Ce fameux sorcier, dont je viens de parler, était extrêmement vénéré par tous les Iroquois, et comme sa crédibilité et son exemple avaient empêché le progrès de la Foy pendant sa vie, il semble que son ombre soit encore funeste au christianisme, et qu'elle soit sortie du fond de l'abysse pour continuer à persécuter cette Église naissante. En effet, il n'a pas trouvé moins de soumission dans l'esprit de ces peuples qu'il en avait toujours rencontré de son vivant. Un ancien a tenu depuis peu le Conseil, où il a déclaré que ce sorcier lui a apparu en songe, et que le regardant d'un œil terrible, il lui a commandé de rapporter aux anciens qu'ils étaient perdus sans ressource, et qu'infailliblement les Gandastogués ou Andastogués (nation huronne de la Virginie) viendraient le printemps prochain assiéger la bourgade, et mettre à feu et à sang tout ce qui leur ferait résistance, que néanmoins, si on voulait éviter ces malheurs, il fallait enlever son corps du lieu où il était enterré, et le porter sur le chemin qui mène à Gandastogué, et qu'alors il n'y aurait plus rien à craindre, parce qu'ayant dompté cet ennemi commun de la nation pendant sa vie, il le poursuivait encore après sa mort, et que son corps étant transporté au lieu qu'il avait marqué, ne manquerait pas de jeter l'effroy dans le cœur de tous ceux qui oseraient approcher de la bourgade.
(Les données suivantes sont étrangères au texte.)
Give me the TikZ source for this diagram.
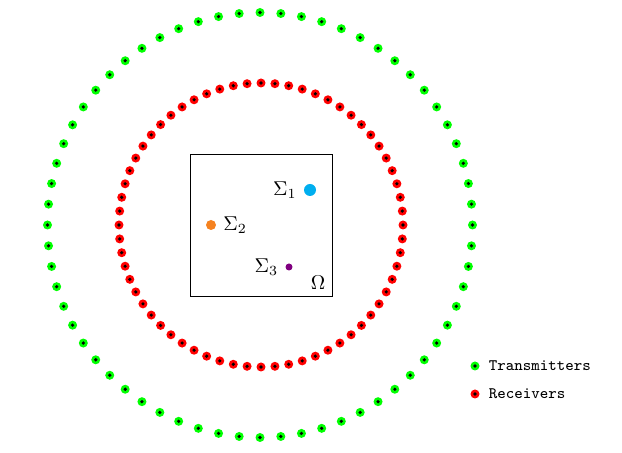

Tout le monde remercia ce vieillard du bon avis qu'il leur donnait, et quoique la terre fut couverte de neige, on ne cessa pas d'exécuter ponctuellement l'ordre reçu, et de transporter ce cadavre sur le chemin de Gandastogué, où ils lui ont dressé le plus beau mausolée qui se voie parmi ces barbares. Après tout, comme ce fourbe s'est trouvé menteur pendant sa vie, il n'a pas été plus honnête après sa mort. Deux femmes ont eu depuis peu la tête cassée par les mêmes Gandastogués, à cinquante pas de la palissade de la bourgade.»